The degree of freedom for (Error) variation. Please refer to the ANOVA table for more details.

Reduced Chi-Sqr

\sigma^2=\frac{RSS}{n^{*}-k}

(20)

Residual Sum of Squares

The residual sum of squares, see formula (8).

R-Square (COD)

The goodness of fit can be evaluated by Coefficient of Determination (COD), R^2, which is given by:

R^2=\frac{Explained\, variation}{Total \, variation}=1-\frac{RSS}{TSS}

(21)

Adj. R-Square

The adjusted R^2 is used to adjust the R^2 value for the degree of freedom. It can be computed as:

\bar R^2=1-\frac{RSS/df_{Error}}{TSS/df_{Total}}

(22)

R Value

Then we can compute the R-value, which is simply the square root of R^2:

R=\sqrt{R^2}

(23)

Root-MSE (SD)

Root Mean Square of the Error, or residual standard deviation, which equals to:

RootMSE=\sqrt{\frac{RSS}{n^*-k}}

(24)

Norm of Residuals

Equals to square root of RSS:

Norm \,of \,Residuals=\sqrt{RSS}

(25)

ANOVA Table

The ANOVA table of linear fitting is:

df Sum of Squares Mean Square F Value Prob > F
Model k SS_{reg} = TSS-RSS MS_{reg} = SS_{reg} / k MS_{reg} / MSE p-value
Error n* - k RSS MSE = RSS / (n^* - k)
Total n* TSS
Note: If intercept is included in the model, n*=n-1. Otherwise, n*=n and the total sum of squares is uncorrected.
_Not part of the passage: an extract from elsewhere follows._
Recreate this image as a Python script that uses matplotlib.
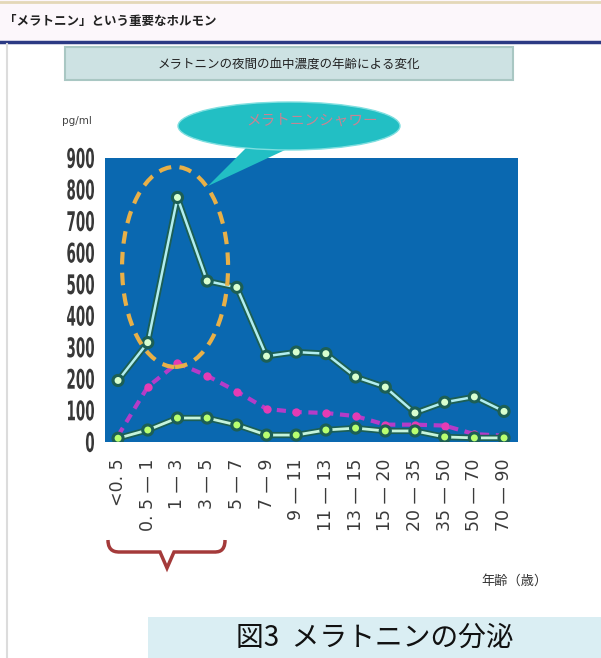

Where the total sum of square, TSS, is:

TSS =\sum_{i=1}^nw_i(y_i -\frac{\sum_{i=1}^n w_i y_i} {\sum_{i=1}^n w_i})^2 (corrected) (26)
TSS=\sum_{i=1}^n w_iy_i^2 (uncorrected)

The F value here is a test of whether the fitting model differs significantly from the model y=constant.

Additionally, the p-value, or significance level, is reported with an F-test. We can reject the null hypothesis if the p-value is less than \alpha\,\!, which means that fitting model differs significantly from the model y=constant.

If fixing the intercept at a certain value, the p value for F-test is not meaningful, and it is different from that in multiple linear regression without the intercept constraint.

Lack of fit table

To run the lack of fit test, you need to have repeated observations, namely, "replicate data" , so that at least one of the X values is repeated within the dataset, or within multiple datasets when concatenate fit mode is selected.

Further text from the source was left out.